La transición del cambio de management en YPF debería haberse hecho con prolijidad. Se trata de la empresa más importante de la Argentina. La más maltratada, que fue privatizada y nunca controlada en la década del 90. Y que fue nacionalizada a los empujones y mal administrada hasta forzar el déficit energético en los años del kirchnerismo. Cuando Cristina designó a Miguel Galuccio como CEO pareció que la petrolera de bandera comenzaba a transitar un camino más ordenado. El hombre venía del sector y había acumulado en el exterior una experiencia que prometía buenos vientos. Los números mejoraron, aunque ayudados por la suba intensa del precio de las naftas, y la perspectiva del shale gas en Vaca Muerta se convirtió en un horizonte posible para volver algún día al autoabastecimiento.

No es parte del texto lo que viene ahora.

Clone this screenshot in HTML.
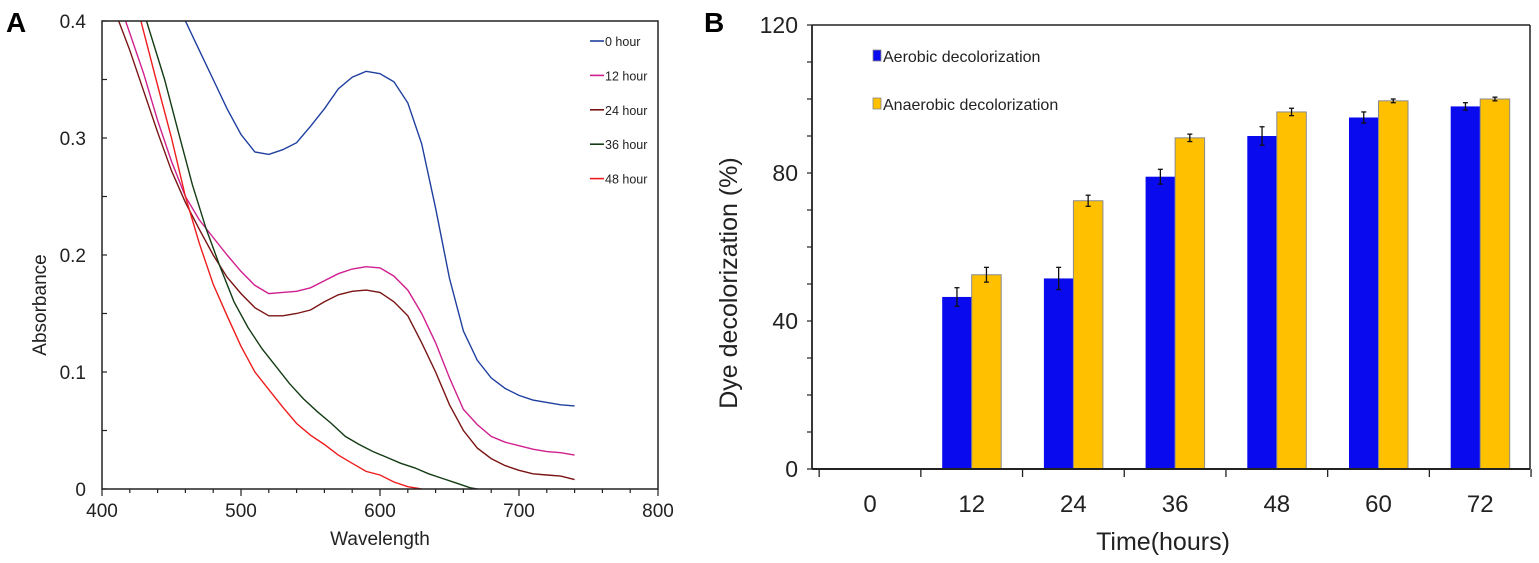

El punto más oscuro de la gestión Galuccio fue, sin dudas, el acuerdo secreto con Chevrón. Es cierto que era una inversión de 1.500 millones de dólares en una época en la que nadie quería venir a invertir un dólar en la Argentina. Pero la confidencialidad terminó pareciéndose a la falta de transparencia. Eso y la cercanía del CEO entrerriano con el candidato Daniel Scioli sellaron su suerte. La transición se precipitó y, para fines de abril, tendrá un reemplazante argentino que el gobierno de Mauricio Macri busca en un scouting alrededor del planeta.

La salida de Galuccio termina entre intrigas, amenazas de renuncias y acusaciones en voz baja. No debió ser así. A la Argentina le siguen costando las políticas de Estado. La compañía número uno del país también necesita de la racionalidad que la democracía todavía no le pudo dar a la economía.